Jing-Mao Ho
One of the research questions that I address in my dissertation project is: What does the term "statistics" mean? I approach this question from a number of perspectives. Each perspective corresponds to a context in which the meaning of the term statistics is created, appropriated, and reproduced. In this document, I focus on the political context because official statistics are everywhere in society and national governments are key actors that keep and disseminate statistical numbers. Therefore, I collected the official documents from 192 countries' national statistical offices (NSO) that introduce their missions and tasks. This is to understand the meaning of the term statistics in the political context. Methodologically, I chose to use an approach that has been commonly used in the field of natural language processing: LDA Topic Models.
import nltk
f = open("E:\\Topic\\organizations.txt")
raw = f.read()
Next, I tokenize the document, which is the most basic step in natural language processing.
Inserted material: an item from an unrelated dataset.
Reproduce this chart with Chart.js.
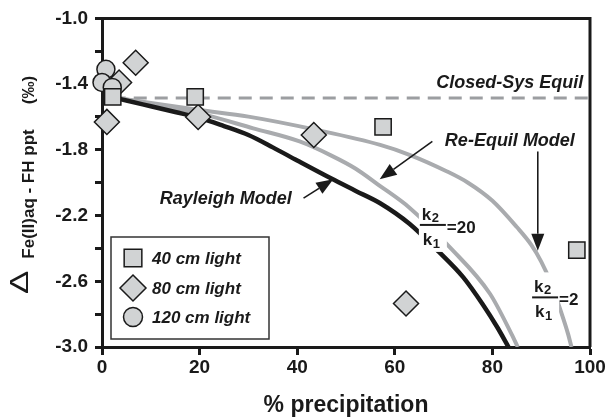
<!DOCTYPE html>
<html>
<head>
<meta charset="utf-8">
<script src="https://cdn.jsdelivr.net/npm/chart.js@4.4.0/dist/chart.umd.min.js"></script>
<style>
  html, body { margin: 0; padding: 0; background: #fff; }
  canvas { display: block; }
</style>
</head>
<body>
<canvas id="chart" width="609" height="419"></canvas>
<script>
// measured samples (x = % precipitation, y = delta in permil)
const sq40X = [2.2, 19.1, 57.6, 97.3];
const sq40Y = [-1.477, -1.477, -1.66, -2.41];
const dia80X = [1.0, 3.5, 6.9, 19.7, 43.4, 62.3];
const dia80Y = [-1.63, -1.39, -1.27, -1.60, -1.71, -2.735];
const circ120X = [0.8, 0.0, 2.1];
const circ120Y = [-1.31, -1.39, -1.42];

// model curves
const rayleighX = [2.2, 5, 10, 15, 20, 25, 30, 35, 40, 47, 52, 57, 63, 69, 74, 78, 81, 83.3];
const rayleighY = [-1.48, -1.50, -1.535, -1.57, -1.605, -1.655, -1.71, -1.785, -1.865, -1.975, -2.05, -2.125, -2.25, -2.42, -2.575, -2.74, -2.88, -3.0];
const k20X = [2.2, 10, 20, 31, 40.5, 47, 52, 56.5, 63, 71.3, 79.5, 83.9, 85.2];
const k20Y = [-1.48, -1.52, -1.578, -1.669, -1.749, -1.835, -1.915, -2.01, -2.152, -2.394, -2.676, -2.92, -3.0];
const k2X = [2.2, 10, 20, 30, 44, 57, 63, 70.6, 75, 80, 85, 88, 90, 92, 94, 95.5, 96.2];
const k2Y = [-1.48, -1.515, -1.558, -1.598, -1.679, -1.77, -1.83, -1.93, -2.00, -2.11, -2.27, -2.38, -2.48, -2.61, -2.78, -2.92, -3.0];
const equilX = [2.2, 100];
const equilY = [-1.485, -1.485];

const xTicks = [0, 20, 40, 60, 80, 100];
const yTickLabels = ['-3.0', '-2.6', '-2.2', '-1.8', '-1.4', '-1.0'];

const ink = '#1a1a1a';
const markFill = '#d1d3d4';
const lineGray = '#a9abae';
const FONT = '"Liberation Sans", Arial, sans-serif';

const pts = (xs, ys) => xs.map((v, i) => ({ x: v, y: ys[i] }));

Chart.defaults.font.family = FONT;
Chart.defaults.color = ink;

function arrow(ctx, x1, y1, x2, y2) {
    const ang = Math.atan2(y2 - y1, x2 - x1);
    const len = 17, half = 6.5;
    const bx = x2 - Math.cos(ang) * len, by = y2 - Math.sin(ang) * len;
    ctx.beginPath();
    ctx.moveTo(x1, y1);
    ctx.lineTo(bx, by);
    ctx.lineWidth = 1.6;
    ctx.strokeStyle = ink;
    ctx.stroke();
    ctx.beginPath();
    ctx.moveTo(x2, y2);
    ctx.lineTo(bx + Math.sin(ang) * half, by - Math.cos(ang) * half);
    ctx.lineTo(bx - Math.sin(ang) * half, by + Math.cos(ang) * half);
    ctx.closePath();
    ctx.fillStyle = ink;
    ctx.fill();
}

// k2/k1 fraction with a white patch so the curves break behind it
function fraction(ctx, cx, cy, rhs) {
    ctx.fillStyle = '#fff';
    ctx.fillRect(cx - 14, cy - 25, 28, 52);
    ctx.fillStyle = ink;
    ctx.textAlign = 'left';
    ctx.textBaseline = 'alphabetic';
    ctx.font = 'bold 17px ' + FONT;
    ctx.fillText('k', cx - 11, cy - 5);
    ctx.fillText('k', cx - 10, cy + 20);
    ctx.font = 'bold 13px ' + FONT;
    ctx.fillText('2', cx - 1, cy - 3);
    ctx.fillText('1', cx, cy + 23);
    ctx.beginPath();
    ctx.moveTo(cx - 13, cy);
    ctx.lineTo(cx + 13, cy);
    ctx.lineWidth = 2;
    ctx.strokeStyle = ink;
    ctx.stroke();
    ctx.font = 'bold 17px ' + FONT;
    ctx.fillText(rhs, cx + 14, cy + 8);
}

function marker(ctx, style, x, y, r) {
    ctx.beginPath();
    if (style === 'rect') {
        const s = Math.SQRT1_2 * r;
        ctx.rect(x - s, y - s, 2 * s, 2 * s);
    } else if (style === 'rectRot') {
        ctx.moveTo(x - r, y); ctx.lineTo(x, y - r); ctx.lineTo(x + r, y); ctx.lineTo(x, y + r); ctx.closePath();
    } else {
        ctx.arc(x, y, r, 0, Math.PI * 2);
    }
    ctx.fillStyle = markFill;
    ctx.fill();
    ctx.lineWidth = 1.5;
    ctx.strokeStyle = ink;
    ctx.stroke();
}

const annotate = {
    id: 'annotate',
    afterDatasetsDraw(chart) {
        const { ctx, scales: { x, y } } = chart;
        const px = v => x.getPixelForValue(v), py = v => y.getPixelForValue(v);
        ctx.save();
        ctx.fillStyle = ink;
        ctx.textBaseline = 'alphabetic';
        ctx.font = 'italic bold 18px ' + FONT;
        ctx.textAlign = 'right';
        ctx.fillText('Closed-Sys Equil', px(98.6), py(-1.423));
        ctx.fillText('Re-Equil Model', px(96.9), py(-1.779));
        ctx.fillText('Rayleigh Model', px(38.9), py(-2.13));

        arrow(ctx, px(41.3), py(-2.094), px(47.4), py(-1.979));
        arrow(ctx, px(67.7), py(-1.749), px(56.9), py(-1.979));
        arrow(ctx, px(89.3), py(-1.81), px(89.3), py(-2.414));

        fraction(ctx, px(67.8), py(-2.257), '=20');
        fraction(ctx, px(90.8), py(-2.698), '=2');
        ctx.restore();
    },
    afterDraw(chart) {
        const { ctx, chartArea: a } = chart;
        ctx.save();
        // top and right frame
        ctx.beginPath();
        ctx.moveTo(a.left, a.top);
        ctx.lineTo(a.right, a.top);
        ctx.lineTo(a.right, a.bottom);
        ctx.lineWidth = 3;
        ctx.strokeStyle = ink;
        ctx.stroke();

        // y axis title, rotated
        ctx.fillStyle = ink;
        ctx.textBaseline = 'alphabetic';
        ctx.save();
        ctx.translate(28, 294);
        ctx.rotate(-Math.PI / 2);
        ctx.scale(1.4, 1);
        ctx.textAlign = 'left';
        ctx.font = '25px ' + FONT;
        ctx.fillText('\u0394', 0, 0);
        ctx.restore();
        ctx.save();
        ctx.translate(34, 194);
        ctx.rotate(-Math.PI / 2);
        ctx.textAlign = 'center';
        ctx.font = 'bold 17px ' + FONT;
        ctx.fillText('Fe(II)aq - FH ppt', 0, 0);
        ctx.font = 'bold 17px ' + FONT;
        ctx.fillText('(\u2030)', 104, 0);
        ctx.restore();

        // legend box
        const lx = a.left + 9, ly = a.bottom - 110, lw = 158, lh = 102;
        ctx.fillStyle = '#fff';
        ctx.fillRect(lx, ly, lw, lh);
        ctx.lineWidth = 1.5;
        ctx.strokeStyle = '#333';
        ctx.strokeRect(lx, ly, lw, lh);
        const items = [['rect', 12.5, '40 cm light', 21], ['rectRot', 13, '80 cm light', 51], ['circle', 9.5, '120 cm light', 80]];
        items.forEach(([st, r, label, dy]) => {
            marker(ctx, st, lx + 22, ly + dy, r);
            ctx.fillStyle = ink;
            ctx.font = 'italic bold 17px ' + FONT;
            ctx.textAlign = 'left';
            ctx.fillText(label, lx + 41, ly + dy + 6);
        });
        ctx.restore();
    }
};

new Chart(document.getElementById('chart'), {
    type: 'scatter',
    data: {
        datasets: [
            { label: '40 cm light', data: pts(sq40X, sq40Y), pointStyle: 'rect', pointRadius: 11.5, backgroundColor: markFill, borderColor: ink, borderWidth: 1.5, clip: false, order: 1 },
            { label: '120 cm light', data: pts(circ120X, circ120Y), pointStyle: 'circle', pointRadius: 9, backgroundColor: markFill, borderColor: ink, borderWidth: 1.5, clip: false, order: 2 },
            { label: '80 cm light', data: pts(dia80X, dia80Y), pointStyle: 'rectRot', pointRadius: 12.5, backgroundColor: markFill, borderColor: ink, borderWidth: 1.5, clip: false, order: 3 },
            { label: 'Rayleigh', data: pts(rayleighX, rayleighY), showLine: true, pointRadius: 0, borderColor: ink, borderWidth: 4.5, cubicInterpolationMode: 'monotone', order: 4 },
            { label: 'k2/k1=20', data: pts(k20X, k20Y), showLine: true, pointRadius: 0, borderColor: lineGray, borderWidth: 4, cubicInterpolationMode: 'monotone', order: 5 },
            { label: 'k2/k1=2', data: pts(k2X, k2Y), showLine: true, pointRadius: 0, borderColor: lineGray, borderWidth: 4, cubicInterpolationMode: 'monotone', order: 6 },
            { label: 'Closed-Sys Equil', data: pts(equilX, equilY), showLine: true, pointRadius: 0, borderColor: '#9c9ea1', borderWidth: 3, borderDash: [13, 8], order: 7 }
        ]
    },
    options: {
        responsive: false,
        animation: false,
        layout: { padding: { top: 16, right: 19, left: 0, bottom: 0 } },
        plugins: { legend: { display: false }, tooltip: { enabled: false } },
        scales: {
            x: {
                type: 'linear', min: 0, max: 100,
                afterBuildTicks: s => { s.ticks = xTicks.map(v => ({ value: v })); },
                ticks: { font: { size: 19, weight: 'bold' }, color: ink, padding: 1, maxRotation: 0 },
                grid: { drawOnChartArea: false, tickLength: 8, tickWidth: 3, color: ink },
                border: { width: 3, color: ink },
                title: { display: true, text: '% precipitation', font: { size: 23, weight: 'bold' }, color: ink, padding: 0 },
                afterFit: s => { s.height = 72; }
            },
            y: {
                type: 'linear', min: -3, max: -1,
                ticks: {
                    stepSize: 0.2, font: { size: 19, weight: 'bold' }, color: ink, padding: 7,
                    callback: (v, i) => (i % 2 === 0 ? yTickLabels[i / 2] : '')
                },
                grid: { drawOnChartArea: false, tickLength: 7, tickWidth: 3, color: ink },
                border: { width: 3, color: ink },
                afterFit: s => { s.width = 102; }
            }
        }
    },
    plugins: [annotate]
});
</script>
</body>
</html>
tokens = nltk.word_tokenize(raw)
text = nltk.Text(tokens)
from nltk import word_tokenize
tokens = word_tokenize(raw)
text = nltk.Text(tokens)
text
There is a very useful command that one can use to list all the sentences that consist of a certain word. In my research, I am very interested in the word "census."
text.concordance('census')
To extrat information I need from the tokenized data, I have to create a feature matrix. To do so, one needs a Python package: sci-kit learn.
from sklearn.feature_extraction.text import CountVectorizer
Next, I transformed tokens to a matrix by using the command "CountVectorizer."
vectorize = CountVectorizer()
vectorize.fit(tokens)
One also cant get all the features' names.
features = vectorize.get_feature_names()
The words (features) that are filtered out are called "stop words." In the sci-kit learn package, there a built-in dictionary of common English stop words. Therefore, I singled out all the common stop words from my data.
from sklearn.feature_extraction.text import ENGLISH_STOP_WORDS
vectorize = CountVectorizer(min_df=100, max_df=10000,stop_words="english").fit(tokens)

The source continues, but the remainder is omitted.